In the past year, however, other jurisdictions, such as Malta, Gibraltar and Puerto Rico, have invested in their ILS programmes, having noticed the success in Bermuda.
While Wojciechowski insists that innovation is the key to staying ahead of the curve, the relatively minor changes in the services industries beg the question of whether the Bermudan market is doing enough to really cash in on its reputation.
He maintains, however, that the island is already showing signs of change, and this is only the beginning. With its international prominence in the sector, and the longevity that it boasts, Bermuda has seen much more drastic changes to the market than a mere shift in securities asset class, and it is more than equipped to give ILS the boost that it needs.
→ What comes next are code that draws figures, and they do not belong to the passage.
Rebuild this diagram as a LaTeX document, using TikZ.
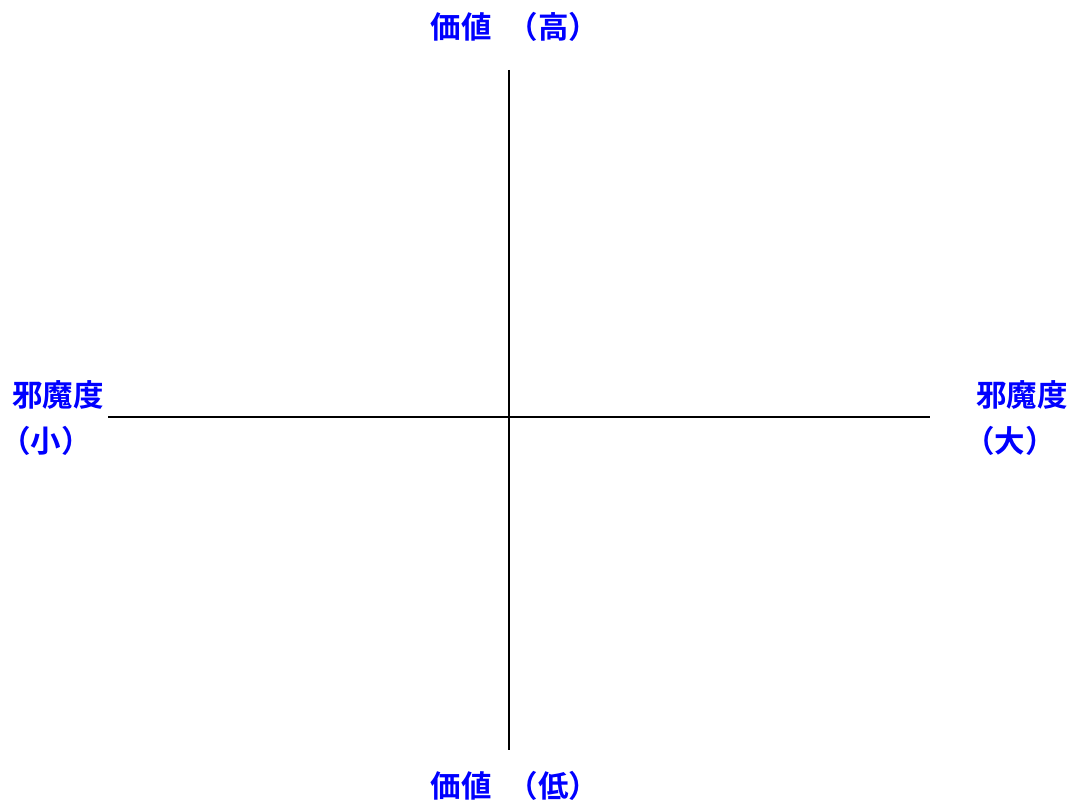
\documentclass[tikz,border=0pt]{standalone}
\usepackage{fontspec}
\newfontfamily\cjk{Noto Sans CJK JP}[BoldFont={Noto Sans CJK JP Bold}]
\begin{document}
\begin{tikzpicture}[x=1pt,y=-1pt,
  lbl/.style={text=blue,font=\cjk\bfseries\fontsize{30.5}{36}\selectfont,inner sep=0pt,anchor=center},
  axis/.style={line width=1.6pt,black}]
\useasboundingbox (0,0) rectangle (1079,805);
\coordinate (top) at (509,70);
\coordinate (bot) at (509,750);
\coordinate (lft) at (108,417);
\coordinate (rgt) at (930,417);
\draw[axis] (top) -- (bot);
\draw[axis] (lft) -- (rgt);
\node[lbl] (vhigh) at (515,27) {価値\hspace{16pt}（高）};
\node[lbl] (vlow) at (515,786) {価値\hspace{16pt}（低）};
\node[lbl] (lname) at (58,395) {邪魔度};
\node[lbl] (lsmall) at (46,441) {（小）};
\node[lbl] (rname) at (1022,395) {邪魔度};
\node[lbl] (rbig) at (1010,441) {（大）};
\end{tikzpicture}
\end{document}
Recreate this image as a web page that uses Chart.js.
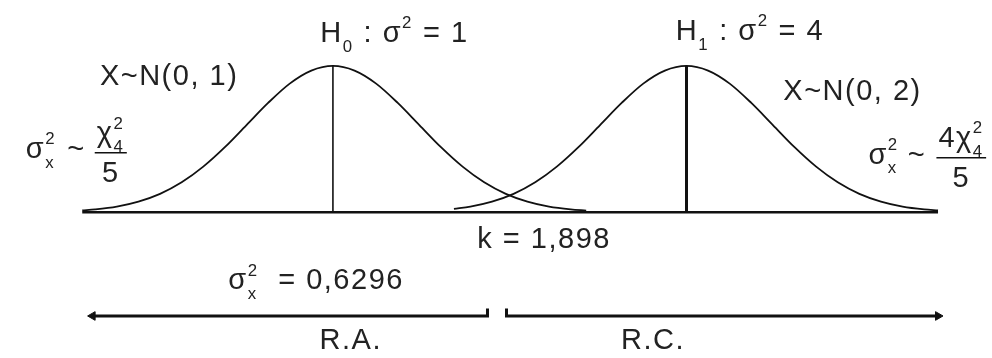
<!DOCTYPE html>
<html>
<head>
<meta charset="utf-8">
<script src="https://cdn.jsdelivr.net/npm/chart.js@4.4.1/dist/chart.umd.min.js"></script>
<style>
  html, body { margin: 0; padding: 0; background: #fff; }
  #wrap { width: 992px; height: 358px; position: relative; }
</style>
</head>
<body>
<div id="wrap"><canvas id="chart"></canvas></div>
<script>
// density under H0 (sigma^2 = 1), relative height
const h0X = [-2.9, -2.75, -2.5, -2.25, -2, -1.75, -1.5, -1.25, -1, -0.75, -0.5, -0.25, 0,
             0.25, 0.5, 0.75, 1, 1.25, 1.5, 1.75, 2, 2.25, 2.5, 2.75, 2.93];
const h0Y = [0.013, 0.020, 0.039, 0.073, 0.126, 0.205, 0.312, 0.445, 0.596, 0.747, 0.879, 0.968, 1,
             0.968, 0.879, 0.747, 0.596, 0.445, 0.312, 0.205, 0.126, 0.073, 0.039, 0.020, 0.012];

// density under H1 (sigma^2 = 4)
const h1X = [1.40, 1.59, 1.84, 2.09, 2.34, 2.59, 2.84, 3.09, 3.34, 3.59, 3.84, 4.09,
             4.34, 4.59, 4.84, 5.09, 5.34, 5.59, 5.84, 6.09, 6.34, 6.59, 6.84, 7.0];
const h1Y = [0.024, 0.039, 0.073, 0.126, 0.205, 0.312, 0.445, 0.596, 0.747, 0.879, 0.968, 1,
             0.968, 0.879, 0.747, 0.596, 0.445, 0.312, 0.205, 0.126, 0.073, 0.039, 0.020, 0.013];

const means = [0, 4.09];
const axisSpan = [-2.9, 7.0];
const k = 1.898;
const regionEnds = [-2.78, 7.0];

const toPts = (xs, ys) => xs.map((x, i) => ({ x, y: ys[i] }));

const INK = '#111';
const TEXT_INK = '#222';
const FONT = '"Liberation Sans", Arial, sans-serif';
const SIZE = 29;

// text blocks, anchored in data units
const texts = [
  { x: -0.147, y: 1.165, parts: ['H', { sub: '0' }, ' : σ', { sup: '2' }, ' = 1'] },
  { x: 3.967, y: 1.178, parts: ['H', { sub: '1' }, ' : σ', { sup: '2' }, ' = 4'] },
  { x: -2.696, y: 0.868, parts: ['X~N(0, 1)'] },
  { x: 5.21, y: 0.769, parts: ['X~N(0, 2)'] },
  { x: -3.553, y: 0.373, parts: ['σ', { sup: '2', sub: 'x' }] },
  { x: -3.073, y: 0.373, parts: ['~'] },
  { x: 6.195, y: 0.333, parts: ['σ', { sup: '2', sub: 'x' }] },
  { x: 6.651, y: 0.333, parts: ['~'] },
  { x: 1.67, y: -0.241, parts: ['k = 1,898'] },
  { x: -1.21, y: -0.525, parts: ['σ', { sup: '2', sub: 'x' }, '  = 0,6296'] },
  { x: 0.207, y: -0.934, parts: ['R.A.'], center: true },
  { x: 3.704, y: -0.934, parts: ['R.C.'], center: true }
];

const fractions = [
  { x: -2.57, y: 0.406, num: ['χ', { sup: '2', sub: '4' }], den: ['5'] },
  { x: 7.269, y: 0.373, num: ['4χ', { sup: '2', sub: '4' }], den: ['5'] }
];

function setFont(ctx, size, spacing) {
  ctx.font = size + 'px ' + FONT;
  if ('letterSpacing' in ctx) ctx.letterSpacing = spacing + 'px';
}

// runs of plain text plus stacked super/subscripts
function richWidth(ctx, parts, size) {
  let w = 0;
  for (const p of parts) {
    if (typeof p === 'string') {
      setFont(ctx, size, 1.5);
      w += ctx.measureText(p).width;
    } else {
      setFont(ctx, size * 0.58, 0);
      w += 2 + Math.max(ctx.measureText(p.sup || '').width, ctx.measureText(p.sub || '').width);
    }
  }
  return w;
}

function drawRich(ctx, parts, x, y, size) {
  for (const p of parts) {
    if (typeof p === 'string') {
      setFont(ctx, size, 1.5);
      ctx.fillText(p, x, y);
      x += ctx.measureText(p).width;
    } else {
      setFont(ctx, size * 0.58, 0);
      let w = 0;
      if (p.sup) {
        ctx.fillText(p.sup, x, y - size * 0.46);
        w = ctx.measureText(p.sup).width;
      }
      if (p.sub) {
        ctx.fillText(p.sub, x, y + size * 0.34);
        w = Math.max(w, ctx.measureText(p.sub).width);
      }
      x += w + 2;
    }
  }
}

const labelPlugin = {
  id: 'labels',
  afterDatasetsDraw(chart) {
    const { ctx, scales } = chart;
    ctx.save();
    ctx.fillStyle = TEXT_INK;
    ctx.strokeStyle = INK;
    ctx.textBaseline = 'alphabetic';
    ctx.textAlign = 'left';
    texts.forEach(t => {
      let px = scales.x.getPixelForValue(t.x);
      const py = scales.y.getPixelForValue(t.y);
      if (t.center) px -= richWidth(ctx, t.parts, SIZE) / 2;
      drawRich(ctx, t.parts, px, py, SIZE);
    });
    fractions.forEach(f => {
      const cx = scales.x.getPixelForValue(f.x);
      const by = scales.y.getPixelForValue(f.y);
      const nw = richWidth(ctx, f.num, SIZE);
      const dw = richWidth(ctx, f.den, SIZE);
      const bw = Math.max(nw, dw) + 4;
      drawRich(ctx, f.num, cx - nw / 2, by - 11, SIZE);
      drawRich(ctx, f.den, cx - dw / 2, by + 29, SIZE);
      ctx.lineWidth = 1.5;
      ctx.beginPath();
      ctx.moveTo(cx - bw / 2, by);
      ctx.lineTo(cx + bw / 2, by);
      ctx.stroke();
    });
    ctx.restore();
  }
};

const line = (data, width, extra) => Object.assign({
  data, showLine: true, borderColor: INK, borderWidth: width,
  pointRadius: 0, borderCapStyle: 'butt', fill: false
}, extra || {});

const regionY = -0.708;
const tickTop = -0.657;
const gap = 0.11;

new Chart(document.getElementById('chart'), {
  type: 'scatter',
  data: {
    datasets: [
      line([{ x: axisSpan[0], y: 0 }, { x: axisSpan[1], y: 0 }], 2.5),
      line(toPts(h0X, h0Y), 1.8, { cubicInterpolationMode: 'monotone' }),
      line(toPts(h1X, h1Y), 1.8, { cubicInterpolationMode: 'monotone' }),
      line([{ x: means[0], y: 0 }, { x: means[0], y: 1 }], 1.6),
      line([{ x: means[1], y: 0 }, { x: means[1], y: 1 }], 3),
      // acceptance region arrow
      line([{ x: regionEnds[0], y: regionY }, { x: k - gap, y: regionY }, { x: k - gap, y: tickTop }], 3, {
        pointRadius: [5, 0, 0], pointStyle: 'triangle', rotation: -90,
        pointBackgroundColor: INK, pointBorderColor: INK, pointBorderWidth: 1
      }),
      // critical region arrow
      line([{ x: k + gap, y: tickTop }, { x: k + gap, y: regionY }, { x: regionEnds[1], y: regionY }], 3, {
        pointRadius: [0, 0, 5], pointStyle: 'triangle', rotation: 90,
        pointBackgroundColor: INK, pointBorderColor: INK, pointBorderWidth: 1
      })
    ]
  },
  options: {
    responsive: true,
    maintainAspectRatio: false,
    animation: false,
    layout: { padding: 0 },
    plugins: { legend: { display: false }, tooltip: { enabled: false } },
    scales: {
      x: { type: 'linear', min: -3.782, max: 7.555, display: false },
      y: { type: 'linear', min: -0.954, max: 1.409, display: false }
    }
  },
  plugins: [labelPlugin]
});
</script>
</body>
</html>
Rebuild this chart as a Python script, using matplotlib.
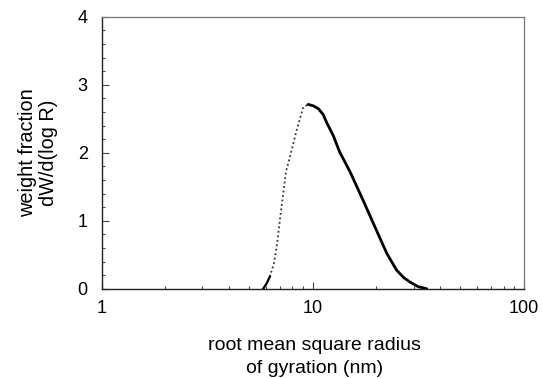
import numpy as np
import matplotlib
matplotlib.use("Agg")
import matplotlib.pyplot as plt
from matplotlib.ticker import LogLocator, MultipleLocator, FixedLocator, FixedFormatter

plt.rcParams['font.family'] = ['Liberation Sans', 'DejaVu Sans']

# radius of gyration (nm) and weight fraction dW/d(log R)
radius = [5.82, 6.05, 6.26, 6.54, 6.78, 6.98, 7.24, 7.46, 7.94, 8.38, 9.01,
          9.5, 10.04, 10.6, 11.2, 11.6, 12.5, 13.4, 15.0, 17.3, 20.0, 22.4,
          24.9, 27.0, 28.8, 31.5, 34.6]
weight = [0.0, 0.08, 0.18, 0.37, 0.67, 1.01, 1.40, 1.72, 2.04, 2.33, 2.67,
          2.71, 2.69, 2.65, 2.56, 2.45, 2.25, 2.01, 1.72, 1.30, 0.86, 0.52,
          0.275, 0.16, 0.10, 0.03, 0.0]
peak = 11  # rising side looks faint/dotted in the original scan

x_ticks = [1, 10, 100]
x_tick_labels = ['1', '10', '100']
y_ticks = [0, 1, 2, 3, 4]


def main():
  fig = plt.figure(figsize=(5.42, 3.78), dpi=100)
  ax = fig.add_axes([0.1876, 0.2362, 0.7792, 0.7196])

  # rising flank: faint dotted, falling flank: solid and heavy
  ax.plot(radius[:peak + 1], weight[:peak + 1], color='#333333',
          linestyle=(0, (1, 1.5)), linewidth=1.3)
  ax.plot(radius[:3], weight[:3], color='black', linewidth=1.6)
  ax.plot(radius[peak:], weight[peak:], color='black', linewidth=2.0,
          solid_capstyle='round', solid_joinstyle='round')

  ax.set_xscale('log')
  ax.set_xlim(1, 100)
  ax.set_ylim(0, 4)

  ax.xaxis.set_major_locator(FixedLocator(x_ticks))
  ax.xaxis.set_major_formatter(FixedFormatter(x_tick_labels))
  ax.xaxis.set_minor_locator(LogLocator(base=10, subs=np.arange(2, 10)))
  ax.xaxis.set_minor_formatter(FixedFormatter([]))
  ax.yaxis.set_major_locator(FixedLocator(y_ticks))
  ax.yaxis.set_minor_locator(MultipleLocator(0.2))

  ax.tick_params(which='both', direction='in', top=False, right=False,
                 colors='#444444', labelcolor='black', labelsize=13)
  ax.tick_params(which='major', length=5, width=0.8)
  ax.tick_params(which='minor', length=2.5, width=0.8)
  ax.tick_params(axis='y', pad=10)
  ax.tick_params(axis='x', pad=8)

  for side in ['left', 'bottom']:
    ax.spines[side].set_color('#222222')
    ax.spines[side].set_linewidth(1.0)
  for side in ['top', 'right']:
    ax.spines[side].set_color('#777777')
    ax.spines[side].set_linewidth(0.9)

  ax.set_xlabel('root mean square radius\nof gyration (nm)', fontsize=14,
                linespacing=1.45, va='center')
  ax.xaxis.set_label_coords(0.503, -0.252)
  ax.set_ylabel('weight fraction\ndW/d(log R)', fontsize=14.3,
                linespacing=1.15, va='center')
  ax.yaxis.set_label_coords(-0.151, 0.5)

  fig.savefig('out.png', dpi=100)


if __name__ == '__main__':
  main()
What’s more, the move towards ILS is likely to give the whole jurisdiction a lift.
“The ILS asset class has attracted the interest of professional and institutional investors given investment attributes of these vehicles. Investors have established a presence in Bermuda as this market deepens,” says Wojciechowski.
“In some instances dedicated fund structures have been created as ILS investment vehicles. These structures play to and leverage the long-standing expertise of Bermuda’s infrastructure and top-tier service providers that have for many years supported the international fund sector.”
“It’s a testament to the depth of experience of Bermuda’s fund industry support providers. They saw the opportunity to support the ILS asset class and were able to innovate and create service platforms for this growing sector.”